“Snoopy’s Christmas” is a song performed by The Royal Guardsmen in 1967. It continues to be played as a holiday favorite on most “oldie” radio stations, however is also often played on radio stations playing a Hit Music format as well as Adult Contemporary format stations. While these stations wouldn’t normally play music from this era radio stations will make exceptions to mix certain Christmas songs with the usual playlist during the Holiday period. Due to a chart department policy instituted by Billboard magazine, the “Snoopy’s Christmas” single never appeared in the Hot 100. It was, however, shown at #1 on a specialty list called “Best Bets For Christmas”. Cash Box magazine peaked the song at #10.
The song subsequently appeared on the album Snoopy and His Friends.
A followup to their earlier “Snoopy Vs.
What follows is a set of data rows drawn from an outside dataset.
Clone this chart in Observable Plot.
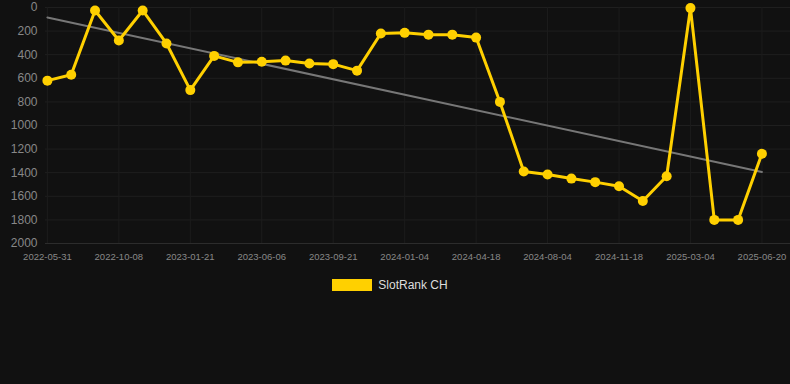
<!DOCTYPE html>
<html>
<head>
<meta charset="utf-8">
<script src="https://cdn.jsdelivr.net/npm/d3@7"></script>
<script src="https://cdn.jsdelivr.net/npm/@observablehq/plot@0.6"></script>
<style>
  html, body { margin: 0; padding: 0; background: #111111; }
  body { width: 790px; height: 384px; overflow: hidden; font-family: "Liberation Sans", Arial, sans-serif; }
  #legend { display: flex; justify-content: center; align-items: center; margin-top: 8px; padding-right: 10px; color: #dddddd; font-size: 12px; }
  #legend .sw { width: 40px; height: 12px; background: #FFD000; margin-right: 6px; }
</style>
</head>
<body>
<div id="chart"></div>
<div id="legend"><span class="sw"></span><span>SlotRank CH</span></div>
<script>
const dates = [
  "2022-05-31","","","2022-10-08","","","2023-01-21","","","2023-06-06","","",
  "2023-09-21","","","2024-01-04","","","2024-04-18","","","2024-08-04","","",
  "2024-11-18","","","2025-03-04","","","2025-06-20"
];
const ranks = [
  620, 570, 25, 280, 25, 305, 700, 410, 465, 460, 450, 475,
  480, 535, 220, 215, 230, 230, 255, 800, 1390, 1415, 1450, 1480,
  1515, 1640, 1430, 5, 1800, 1800, 1240
];
const yTicks = [0, 200, 400, 600, 800, 1000, 1200, 1400, 1600, 1800, 2000];

const data = ranks.map((v, i) => ({i, v, label: dates[i]}));
const xTicks = data.filter(d => d.label !== "").map(d => d.i);

const chart = Plot.plot({
  width: 790,
  height: 270,
  marginLeft: 45,
  marginRight: 0,
  marginTop: 7,
  marginBottom: 27,
  style: { background: "#111111", color: "#888888", fontFamily: "Liberation Sans, Arial, sans-serif", fontSize: "11px" },
  x: { domain: [-0.08, 31.2], ticks: xTicks, tickFormat: i => dates[i], tickSize: 0, tickPadding: 10, label: null },
  y: { domain: [0, 2000], reverse: true, ticks: yTicks, tickSize: 0, tickPadding: 8, label: null },
  marks: [
    Plot.gridY(yTicks, { stroke: "#1f1f1f", strokeOpacity: 1 }),
    Plot.gridX(xTicks, { stroke: "#1c1c1c", strokeOpacity: 1 }),
    Plot.ruleY([2000], { stroke: "#2c2c2c" }),
    Plot.axisY(yTicks, { tickSize: 0, tickPadding: 8, tickFormat: d => String(d), fill: "#888888", fontSize: 12 }),
    Plot.axisX(xTicks, { tickSize: 0, tickPadding: 10, tickFormat: i => dates[i], fill: "#888888", fontSize: 9.5 }),
    Plot.linearRegressionY(data, { x: "i", y: "v", ci: 0, stroke: "#777777", strokeWidth: 2 }),
    Plot.line(data, { x: "i", y: "v", stroke: "#FFD000", strokeWidth: 3, strokeLinejoin: "round" }),
    Plot.dot(data, { x: "i", y: "v", r: 5, fill: "#FFD000", stroke: "none" })
  ]
});
document.getElementById("chart").appendChild(chart);
</script>
</body>
</html>
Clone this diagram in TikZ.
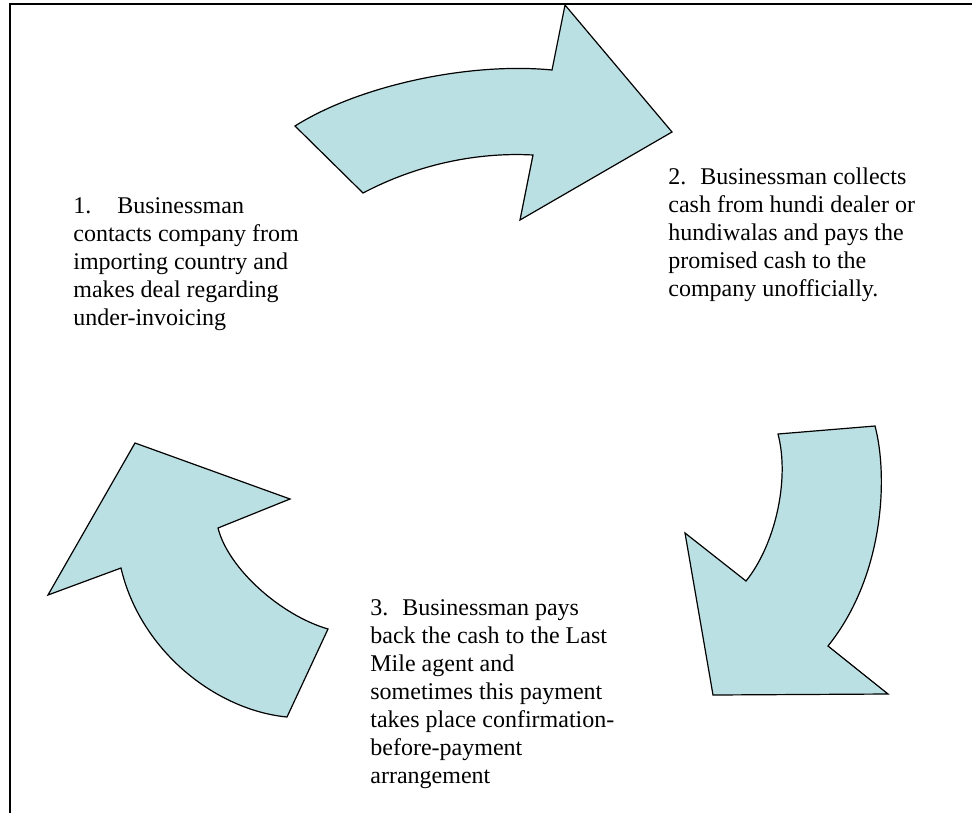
\documentclass[tikz,border=0pt]{standalone}
\usepackage{fontspec}
\setmainfont{Liberation Serif}
\usetikzlibrary{calc}
\definecolor{arrowfill}{RGB}{187,224,227}
\tikzset{
    bentarrow/.style = {draw, fill=arrowfill, line width=0.6pt, line join=miter},
    steptext/.style = {inner sep=0pt, anchor=base west, align=left,
        font=\fontsize{12}{14}\selectfont},
    frameline/.style = {draw, line width=1pt}
}

\begin{document}
\begin{tikzpicture}[x=0.5pt, y=-0.5pt]
    \useasboundingbox (0,0) rectangle (972,813);
    \draw [frameline] (10,813) -- (10,4) -- (972,4);
    \draw [bentarrow] (295,126) -- (363,193) .. controls (418,164) and (478,152) .. (533,155)
        -- (520,220) -- (672,132) -- (565,5) -- (552,70)
        .. controls (470,62) and (360,85) .. (295,126) -- cycle;
    \draw [bentarrow] (778,434) -- (875,426) .. controls (888,475) and (885,575) .. (828,646)
        -- (888,694) -- (713,695) -- (685,533) -- (746,581)
        .. controls (775,545) and (790,480) .. (778,434) -- cycle;
    \draw [bentarrow] (135,443) -- (290,499) -- (218,528) .. controls (228,568) and (280,615) .. (328,629)
        -- (287,717) .. controls (215,710) and (140,650) .. (121,568)
        -- (48,595) -- cycle;
    \node [steptext] (step1) at (73,325) {1.\hspace{13pt}Businessman\\contacts company from\\importing country and\\makes deal regarding\\under-invoicing};
    \node [steptext] (step2) at (668,296) {2.\hspace{7pt}Businessman collects\\cash from hundi dealer or\\hundiwalas and pays the\\promised cash to the\\company unofficially.};
    \node [steptext] (step3) at (370,783) {3.\hspace{7pt}Businessman pays\\back the cash to the Last\\Mile agent and\\sometimes this payment\\takes place confirmation-\\before-payment\\arrangement};
\end{tikzpicture}
\end{document}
The Red Baron,” the song is about how Snoopy had to go out and fight the Red Baron on Christmas Eve and the two enemies set aside their differences for that night (the Baron has Snoopy at his mercy after a long dogfight but doesn’t fire possibly due to his respect for Snoopy’s prowess at flying). At the end, they share a holiday toast and then Snoopy and the Red Baron fly their separate ways, “each knowing they’d meet on some other day”.
The release begins with a male chorus singing the German yuletide classic “O Tannenbaum” (O Christmas Tree”), and the middle of the song is bridged by chimes ringing out a phrase from “Hark the Herald Angels Sing.” The chimes can also can be heard during the fade out at the end of the song.
Although the song is obviously fictitious, it echoes a historical event. During World War I, in 1914, “The Christmas Truce” was initiated not by German and British commanders, but by the soldiers themselves. The amount of time varied according to the area and has been reported as being anything from Christmas Day to Christmas Day through New Year’s Day. Trench-bound combatants exchanged small gifts across the lines, with Germans giving beer to the British, who sent tobacco and tinned meat to the Germans. “No Man’s Land” was cleared of dead bodies, trenches were fixed and drained, and troops from both sides shared pictures of their families and, in some places, used “No Man’s Land” for friendly games of football. The song even has the initiator correct as it was generally the German soldiers who called over to the British and initiated the truce. In the song, it is the Red Baron (a German WWI hero) who extends the hand of Christmas friendship to Snoopy.
“Snoopy’s Christmas” reached the #1 position in the New Zealand pop charts in 1967, and remains a popular Christmas song in that country.